Abstract

Thus far, dark solitons have been studied using spatially-coherent light beams only. However, nature is full of incoherent light as well as coherent light. In fact, many sources of electromagnetic radiation emit spatially incoherent light. Recently, our group has demonstrated that bright beams from a spatially incoherent light source can form incoherent solitons in non-instantaneous nonlinear media [1,2]. Can such incoherent beams support dark solitons? Here we report the first experimental observation of self-trapping of spatially-incoherent dark beams in the form of one-dimensional dark stripes and of two-dimensional dark vortices. Self-trapping of dark incoherent beams, or, in a broader sense, self-trapping of dark incoherent wave-packets, is a fundamentally new concept.
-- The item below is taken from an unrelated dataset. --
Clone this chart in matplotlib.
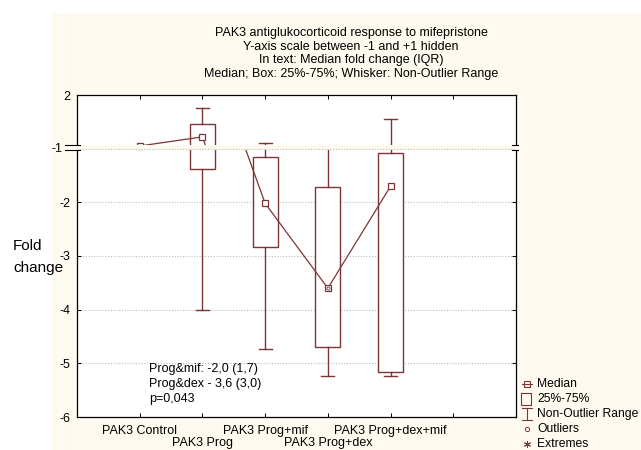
import numpy as np
import matplotlib
matplotlib.use('Agg')
from matplotlib import pyplot as plt
from matplotlib.lines import Line2D
from matplotlib.patches import Rectangle

plt.rcParams['font.family'] = ['Liberation Sans', 'DejaVu Sans']

categories = ["PAK3 Control", "PAK3 Prog", "PAK3 Prog+mif", "PAK3 Prog+dex", "PAK3 Prog+dex+mif"]
medians = [1.05, 1.22, -2.02, -3.60, -1.70]
box_hi = [np.nan, 1.46, -1.15, -1.72, -1.08]
box_lo = [np.nan, -1.375, -2.83, -4.69, -5.16]
whisk_hi = [np.nan, 1.76, 1.11, 0.5, 1.56]
whisk_lo = [np.nan, -4.0, -4.73, -5.23, -5.23]
outlier_x = [3]
outlier_y = [-3.60]
y_ticks = [2, -1, -2, -3, -4, -5, -6]
notes = ["Prog&mif: -2,0 (1,7)", "Prog&dex - 3,6 (3,0)", "p=0,043"]
title_lines = ["PAK3 antiglukocorticoid response to mifepristone",
               "Y-axis scale between -1 and +1 hidden",
               "In text: Median fold change (IQR)",
               "Median; Box: 25%-75%; Whisker: Non-Outlier Range"]
legend_labels = ["Median", "25%-75%", "Non-Outlier Range", "Outliers", "Extremes"]

W, H = 641, 450
CREAM = '#fffaf0'
C = '#7b3535'
FS = 9
GAP_LO, GAP_HI = -1.0, 1.0


def disp(v):
    # hidden range (-1, 1) squeezed out of the axis
    v = np.asarray(v, float)
    return np.where(v >= GAP_HI, v - (GAP_HI - GAP_LO), v)


def visible_parts(x0, y0, x1, y1):
    parts = []
    for lo, hi in [(-np.inf, GAP_LO), (GAP_HI, np.inf)]:
        if y0 == y1:
            if lo <= y0 <= hi:
                parts.append(([x0, x1], disp([y0, y1])))
            continue
        ta = (lo - y0) / (y1 - y0)
        tb = (hi - y0) / (y1 - y0)
        t0 = max(0.0, min(ta, tb))
        t1 = min(1.0, max(ta, tb))
        if t1 > t0:
            xs = [x0 + t0 * (x1 - x0), x0 + t1 * (x1 - x0)]
            ys = [y0 + t0 * (y1 - y0), y0 + t1 * (y1 - y0)]
            parts.append((xs, disp(ys)))
    return parts


def px(x, y):
    return x / W, 1 - y / H


fig = plt.figure(figsize=(W / 100, H / 100), dpi=100, facecolor='white')
fig.patches.append(Rectangle(px(52, H), 1 - 52 / W, 1 - 13 / H, transform=fig.transFigure,
                             facecolor=CREAM, edgecolor='none', zorder=-10))

l, t = px(77, 95)
r, b = px(516, 417)
ax = fig.add_axes([l, b, r - l, t - b])
ax.set_zorder(2)
ax.set_facecolor('white')
ax.set_xlim(-1, 6)
ax.set_ylim(-6, 0)

for v in y_ticks[1:-1]:
    ax.axhline(disp(v), color='#bdbdbd', lw=0.8, ls=(0, (1, 1.5)), zorder=5 if v == -1 else 1)

bw, cw = 0.4, 0.21
xs = np.arange(len(categories))
for i in xs:
    if np.isnan(box_hi[i]):
        continue
    lo_d, hi_d = disp(box_lo[i]), disp(box_hi[i])
    ax.add_patch(Rectangle((i - bw / 2, lo_d), bw, hi_d - lo_d, facecolor='white',
                           edgecolor=C, lw=1.0, zorder=2))
    for a, w in [(box_hi[i], whisk_hi[i]), (box_lo[i], whisk_lo[i])]:
        for px_, py_ in visible_parts(i, a, i, w):
            ax.plot(px_, py_, color=C, lw=1.0, zorder=2)
        if not (GAP_LO < w < GAP_HI):
            ax.plot([i - cw / 2, i + cw / 2], [disp(w)] * 2, color=C, lw=1.0, zorder=2)

for i in range(len(xs) - 1):
    for px_, py_ in visible_parts(xs[i], medians[i], xs[i + 1], medians[i + 1]):
        ax.plot(px_, py_, color=C, lw=0.9, zorder=3)
ax.plot(xs, disp(medians), ls='none', marker='s', ms=4.5, mfc='white', mec=C, mew=0.9, zorder=3)
ax.plot(outlier_x, disp(outlier_y), ls='none', marker='o', ms=2.2, mfc='white', mec=C, mew=0.6, zorder=3)

# gap band and axis break marks
ax.add_patch(Rectangle((-0.006, -1.03), 1.012, 0.1, transform=ax.get_yaxis_transform(),
                       facecolor=CREAM, edgecolor='none', zorder=4, clip_on=False))
for yy in (-1.03, -0.93):
    ax.plot([-12 / 439, 3 / 439], [yy, yy], transform=ax.get_yaxis_transform(), color='black',
            lw=0.8, clip_on=False, zorder=6)
    ax.plot([1 - 4 / 439, 1 + 2 / 439], [yy, yy], transform=ax.get_yaxis_transform(), color='black',
            lw=0.8, clip_on=False, zorder=6)

ax.set_yticks(disp(y_ticks))
ax.set_yticklabels(['' if v == -1 else str(v) for v in y_ticks])
ax.text(-14 / 439, -1, '-1', transform=ax.get_yaxis_transform(), ha='right', va='center', fontsize=FS)
ax.set_xticks(np.arange(6))
ax.set_xticklabels([c if k % 2 == 0 else '' for k, c in enumerate(categories)] + [''])
# second row of staggered labels
for k, c in enumerate(categories):
    if k % 2 == 1:
        ax.text(k, -26 / 322, c, transform=ax.get_xaxis_transform(), ha='center', va='center',
                fontsize=FS)
ax.tick_params(axis='both', direction='in', length=3, width=0.7, labelsize=FS,
               top=True, right=True)
ax.tick_params(axis='y', pad=5)
ax.tick_params(axis='x', pad=6)
for s in ax.spines.values():
    s.set_linewidth(0.9)

for k, n in enumerate(notes):
    fig.text(*px(149, 369 + 15 * k), n, fontsize=FS, va='center', ha='left')

for k, tl in enumerate(title_lines):
    fig.text(*px(351, 33 + 13.5 * k), tl, fontsize=FS, ha='center', va='center')

fig.text(*px(13, 246), 'Fold', fontsize=11, va='center')
fig.text(*px(13, 268), 'change', fontsize=11, va='center')

# legend drawn by hand
ly = [384, 399, 414, 429, 444]
lx = 527


def fl(xa, ya, **kw):
    xa = [x / W for x in xa]
    ya = [1 - y / H for y in ya]
    fig.add_artist(Line2D(xa, ya, transform=fig.transFigure, color=C, **kw))


fl([522, 532], [ly[0]] * 2, lw=0.8)
fl([lx], [ly[0]], ls='none', marker='s', ms=3.8, mfc='none', mec=C, mew=0.8)
fl([521, 531, 531, 521, 521], [ly[1] - 6, ly[1] - 6, ly[1] + 6, ly[1] + 6, ly[1] - 6], lw=0.8)
fl([lx, lx], [ly[2] - 6, ly[2] + 6], lw=0.8)
fl([522, 532], [ly[2] - 6] * 2, lw=0.8)
fl([522, 532], [ly[2] + 6] * 2, lw=0.8)
fl([lx], [ly[3]], ls='none', marker='o', ms=3, mfc='none', mec=C, mew=0.7)
fl([lx], [ly[4]], ls='none', marker=(6, 2, 0), ms=5, mec=C, mew=0.7)
for yy, lab in zip(ly, legend_labels):
    fig.text(*px(537, yy), lab, fontsize=8.7, va='center', ha='left')

fig.savefig('out.png', dpi=100, facecolor='white')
Even though we have shown previously that bright incoherent beams can self-trap in a nonlinear medium [3-5], the extension to dark beams (or voids borne on the background of incoherent beams that are otherwise uniform in space) is far from being obvious. From the applications view-point, since in general self-trapped beams (bright and dark, coherent and incoherent) induce waveguides in the volume of a bulk nonlinear medium, our experiments offer a unique possibility of controlling incoherent light with incoherent light, or, even more surprising, controlling coherent light with incoherent light. This means that light which originates from Light Emitting Diodes (LEDs), which is spatially-incoherent, can be used to guide, steer and control laser beams.